Each metric has a configurable threshold derived from Table A1 of the Gopher paper. Exceeding any single threshold causes the entire document to be removed. This multi-level approach catches both fine-grained repetition (repeated short phrases) and coarse-grained repetition (duplicated paragraphs or boilerplate blocks).
Usage
Applied as part of quality filtering after text extraction, to remove boilerplate-heavy and auto-generated content. Typically used early in the filtering pipeline since repetitive documents are a clear signal of low quality and removing them reduces downstream processing costs.
Theoretical Basis
The thresholds originate from Table A1 of the Gopher paper (Rae et al., 2021). The key design decisions are:
- Duplicate detection via set-based matching: Lines and paragraphs are compared using set membership. If a line or paragraph has been seen before in the same document, it is counted as a duplicate. This is an O(n) approach using hash sets.

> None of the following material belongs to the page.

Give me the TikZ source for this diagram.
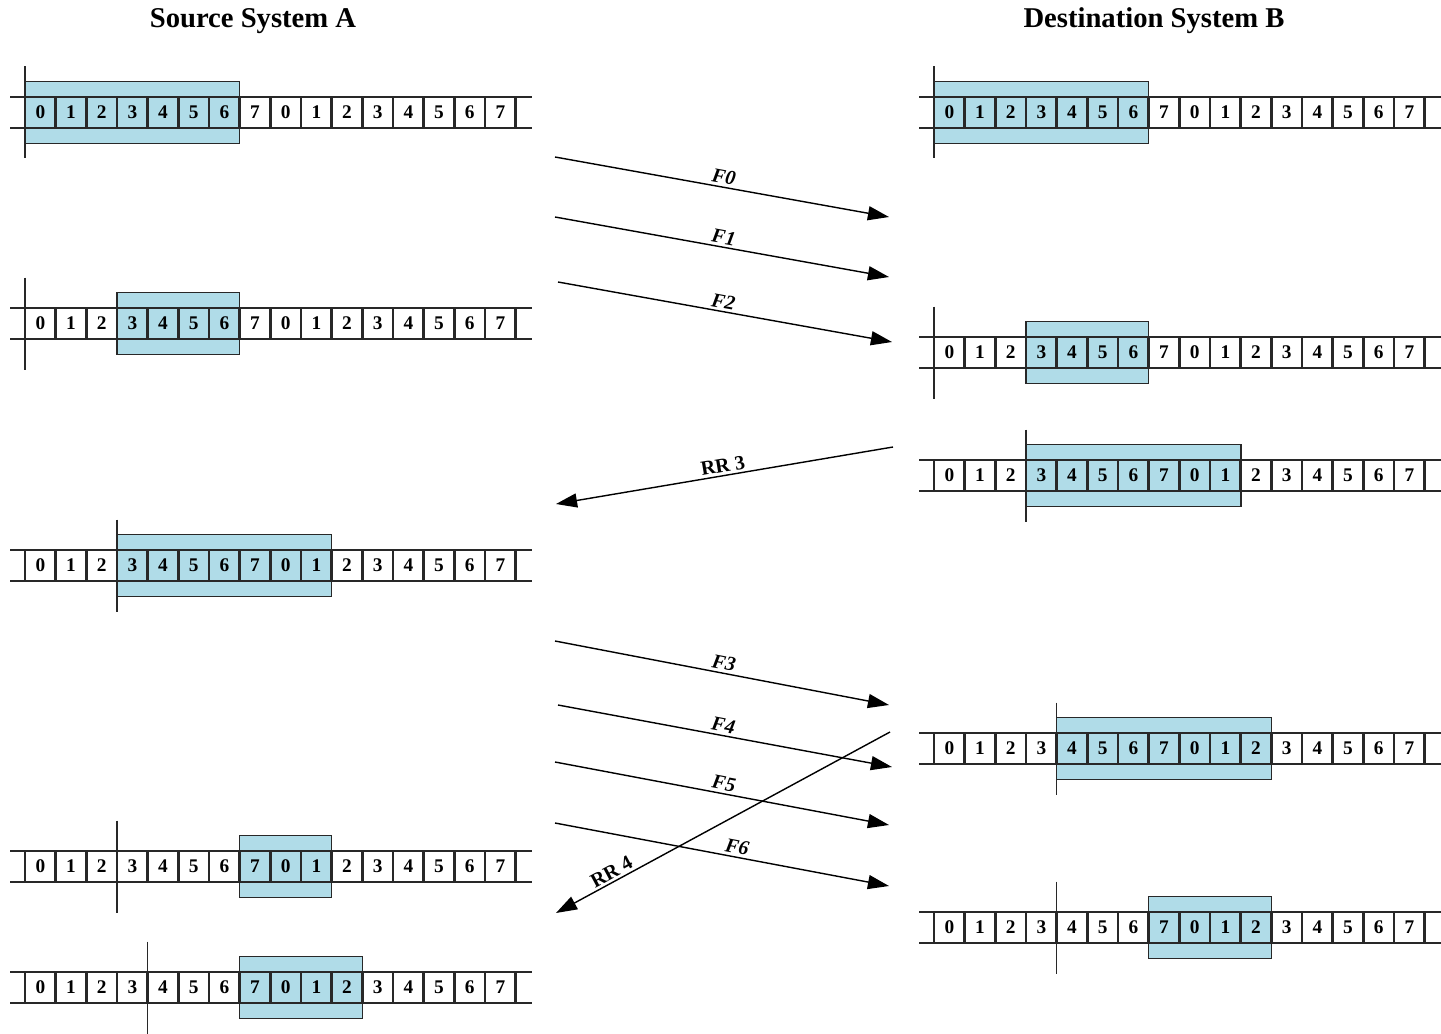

- N-gram repetition via counting and character-length weighting: Rather than counting n-gram occurrences directly, the metrics weight by character length. This means longer repeated n-grams contribute proportionally more to the repetition score, which better captures the visual impact of repetition on document quality.
- Graduated thresholds: Thresholds decrease as n-gram size increases (e.g., top 2-gram at 0.20, top 4-gram at 0.16; duplicate 5-gram at 0.15, duplicate 10-gram at 0.10). This reflects the intuition that longer repeated sequences are a stronger signal of low quality and should be tolerated less.
| Metric | Default Threshold |
|---|---|
| Duplicate line fraction | 0.30 |
| Duplicate paragraph fraction | 0.30 |
| Duplicate line character fraction | 0.20 |
| Duplicate paragraph character fraction | 0.20 |
| Top 2-gram character fraction | 0.20 |
| Top 3-gram character fraction | 0.18 |
| Top 4-gram character fraction | 0.16 |
| Duplicate 5-gram character fraction | 0.15 |
| Duplicate 6-gram character fraction | 0.14 |
| Duplicate 7-gram character fraction | 0.13 |
| Duplicate 8-gram character fraction | 0.12 |
| Duplicate 9-gram character fraction | 0.11 |
| Duplicate 10-gram character fraction | 0.10 |